* SET EXERCISE *
Copy all of the material word for word, except for the pictures.

* begin *

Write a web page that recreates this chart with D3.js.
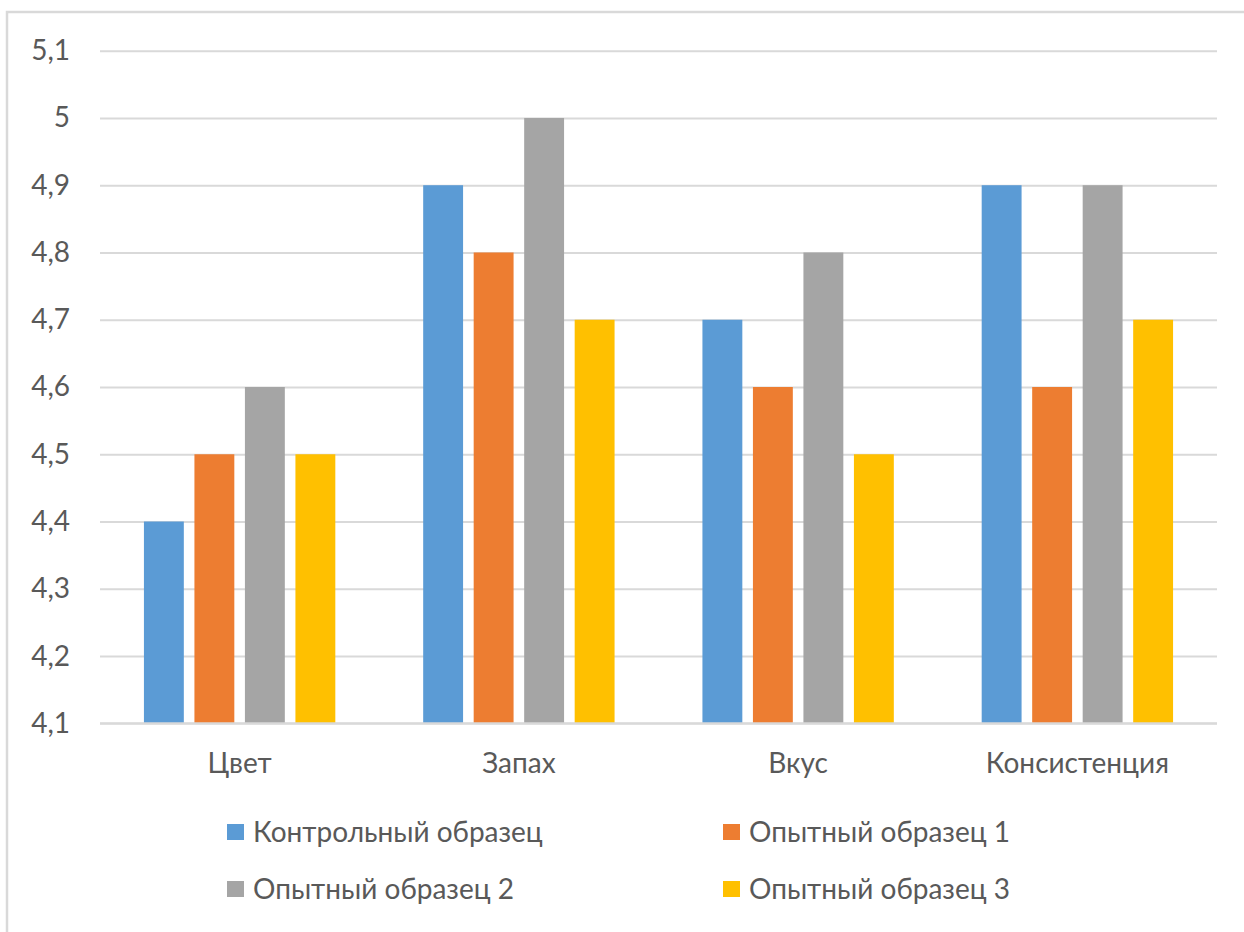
<!DOCTYPE html>
<html lang="ru">
<head>
<meta charset="utf-8">
<script src="https://cdn.jsdelivr.net/npm/d3@7"></script>
<style>
  html, body { margin: 0; padding: 0; background: #ffffff; }
  svg { display: block; }
  text { font-family: Lato, "Open Sans", sans-serif; fill: #595959; }
</style>
</head>
<body>
<svg id="chart" width="1244" height="932"></svg>
<script>
// Organoleptic scores per attribute
const categories = ["Цвет", "Запах", "Вкус", "Консистенция"];
const seriesNames = ["Контрольный образец", "Опытный образец 1", "Опытный образец 2", "Опытный образец 3"];
const control = [4.4, 4.9, 4.7, 4.9];
const sample1 = [4.5, 4.8, 4.6, 4.6];
const sample2 = [4.6, 5.0, 4.8, 4.9];
const sample3 = [4.5, 4.7, 4.5, 4.7];
const yTicks = [4.1, 4.2, 4.3, 4.4, 4.5, 4.6, 4.7, 4.8, 4.9, 5.0, 5.1];
const colors = ["#5b9bd5", "#ed7d31", "#a5a5a5", "#ffc000"];

const seriesValues = [control, sample1, sample2, sample3];

const svg = d3.select("#chart");
const plot = { left: 100, right: 1217, top: 50.7, bottom: 723.3 };
const fontSize = 28;

// chart frame
svg.append("rect")
  .attr("x", 7).attr("y", 12)
  .attr("width", 1300).attr("height", 1000)
  .attr("fill", "#ffffff")
  .attr("stroke", "#d9d9d9").attr("stroke-width", 2.5);

const y = d3.scaleLinear().domain([4.1, 5.1]).range([plot.bottom, plot.top]);
const x0 = d3.scaleBand().domain(categories).range([plot.left, plot.right]).padding(0);
const x1 = d3.scaleBand().domain(seriesNames).range([0, x0.bandwidth()])
  .paddingInner(0.21).paddingOuter(0.87);

const fmt = v => (Math.round(v * 10) / 10).toString().replace(".", ",");

// gridlines + y labels via axis
const yAxis = d3.axisLeft(y).tickValues(yTicks).tickFormat(fmt)
  .tickSize(-(plot.right - plot.left)).tickPadding(30);
const gy = svg.append("g").attr("transform", `translate(${plot.left},0)`).call(yAxis);
gy.select(".domain").remove();
gy.selectAll(".tick line").attr("stroke", "#d9d9d9").attr("stroke-width", 2);
gy.selectAll(".tick text")
  .attr("font-size", fontSize).attr("fill", "#595959")
  .style("font-family", "Lato, 'Open Sans', sans-serif");

// bars
const groups = svg.append("g").selectAll("g")
  .data(categories)
  .join("g")
  .attr("transform", d => `translate(${x0(d)},0)`);

groups.selectAll("rect")
  .data((d, i) => seriesNames.map((s, j) => ({ s, j, v: seriesValues[j][i] })))
  .join("rect")
  .attr("x", d => x1(d.s))
  .attr("width", x1.bandwidth())
  .attr("y", d => y(d.v))
  .attr("height", d => y(4.1) - y(d.v))
  .attr("fill", d => colors[d.j]);

// baseline
svg.append("line")
  .attr("x1", plot.left).attr("x2", plot.right)
  .attr("y1", y(4.1)).attr("y2", y(4.1))
  .attr("stroke", "#d9d9d9").attr("stroke-width", 2);

// category labels
const xAxis = d3.axisBottom(x0).tickSize(0).tickPadding(30);
const gx = svg.append("g").attr("transform", `translate(0,${plot.bottom})`).call(xAxis);
gx.select(".domain").remove();
gx.selectAll(".tick text")
  .attr("font-size", fontSize).attr("fill", "#595959")
  .style("font-family", "Lato, 'Open Sans', sans-serif");

// legend: two columns, two rows
const legendPos = [
  { x: 227, y: 832 }, { x: 723, y: 832 },
  { x: 227, y: 889 }, { x: 723, y: 889 }
];
const legend = svg.append("g").selectAll("g")
  .data(seriesNames)
  .join("g")
  .attr("transform", (d, i) => `translate(${legendPos[i].x},${legendPos[i].y})`);
legend.append("rect")
  .attr("x", 0).attr("y", -8).attr("width", 17).attr("height", 16)
  .attr("fill", (d, i) => colors[i]);
legend.append("text")
  .attr("x", 26).attr("y", 0).attr("dy", "0.35em")
  .attr("font-size", fontSize)
  .text(d => d);
</script>
</body>
</html>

* end *

* SOLUTION *
Write a web page that recreates this chart with D3.js.
<!DOCTYPE html>
<html lang="ru">
<head>
<meta charset="utf-8">
<script src="https://cdn.jsdelivr.net/npm/d3@7"></script>
<style>
  html, body { margin: 0; padding: 0; background: #ffffff; }
  svg { display: block; }
  text { font-family: Lato, "Open Sans", sans-serif; fill: #595959; }
</style>
</head>
<body>
<svg id="chart" width="1244" height="932"></svg>
<script>
// Organoleptic scores per attribute
const categories = ["Цвет", "Запах", "Вкус", "Консистенция"];
const seriesNames = ["Контрольный образец", "Опытный образец 1", "Опытный образец 2", "Опытный образец 3"];
const control = [4.4, 4.9, 4.7, 4.9];
const sample1 = [4.5, 4.8, 4.6, 4.6];
const sample2 = [4.6, 5.0, 4.8, 4.9];
const sample3 = [4.5, 4.7, 4.5, 4.7];
const yTicks = [4.1, 4.2, 4.3, 4.4, 4.5, 4.6, 4.7, 4.8, 4.9, 5.0, 5.1];
const colors = ["#5b9bd5", "#ed7d31", "#a5a5a5", "#ffc000"];

const seriesValues = [control, sample1, sample2, sample3];

const svg = d3.select("#chart");
const plot = { left: 100, right: 1217, top: 50.7, bottom: 723.3 };
const fontSize = 28;

// chart frame
svg.append("rect")
  .attr("x", 7).attr("y", 12)
  .attr("width", 1300).attr("height", 1000)
  .attr("fill", "#ffffff")
  .attr("stroke", "#d9d9d9").attr("stroke-width", 2.5);

const y = d3.scaleLinear().domain([4.1, 5.1]).range([plot.bottom, plot.top]);
const x0 = d3.scaleBand().domain(categories).range([plot.left, plot.right]).padding(0);
const x1 = d3.scaleBand().domain(seriesNames).range([0, x0.bandwidth()])
  .paddingInner(0.21).paddingOuter(0.87);

const fmt = v => (Math.round(v * 10) / 10).toString().replace(".", ",");

// gridlines + y labels via axis
const yAxis = d3.axisLeft(y).tickValues(yTicks).tickFormat(fmt)
  .tickSize(-(plot.right - plot.left)).tickPadding(30);
const gy = svg.append("g").attr("transform", `translate(${plot.left},0)`).call(yAxis);
gy.select(".domain").remove();
gy.selectAll(".tick line").attr("stroke", "#d9d9d9").attr("stroke-width", 2);
gy.selectAll(".tick text")
  .attr("font-size", fontSize).attr("fill", "#595959")
  .style("font-family", "Lato, 'Open Sans', sans-serif");

// bars
const groups = svg.append("g").selectAll("g")
  .data(categories)
  .join("g")
  .attr("transform", d => `translate(${x0(d)},0)`);

groups.selectAll("rect")
  .data((d, i) => seriesNames.map((s, j) => ({ s, j, v: seriesValues[j][i] })))
  .join("rect")
  .attr("x", d => x1(d.s))
  .attr("width", x1.bandwidth())
  .attr("y", d => y(d.v))
  .attr("height", d => y(4.1) - y(d.v))
  .attr("fill", d => colors[d.j]);

// baseline
svg.append("line")
  .attr("x1", plot.left).attr("x2", plot.right)
  .attr("y1", y(4.1)).attr("y2", y(4.1))
  .attr("stroke", "#d9d9d9").attr("stroke-width", 2);

// category labels
const xAxis = d3.axisBottom(x0).tickSize(0).tickPadding(30);
const gx = svg.append("g").attr("transform", `translate(0,${plot.bottom})`).call(xAxis);
gx.select(".domain").remove();
gx.selectAll(".tick text")
  .attr("font-size", fontSize).attr("fill", "#595959")
  .style("font-family", "Lato, 'Open Sans', sans-serif");

// legend: two columns, two rows
const legendPos = [
  { x: 227, y: 832 }, { x: 723, y: 832 },
  { x: 227, y: 889 }, { x: 723, y: 889 }
];
const legend = svg.append("g").selectAll("g")
  .data(seriesNames)
  .join("g")
  .attr("transform", (d, i) => `translate(${legendPos[i].x},${legendPos[i].y})`);
legend.append("rect")
  .attr("x", 0).attr("y", -8).attr("width", 17).attr("height", 16)
  .attr("fill", (d, i) => colors[i]);
legend.append("text")
  .attr("x", 26).attr("y", 0).attr("dy", "0.35em")
  .attr("font-size", fontSize)
  .text(d => d);
</script>
</body>
</html>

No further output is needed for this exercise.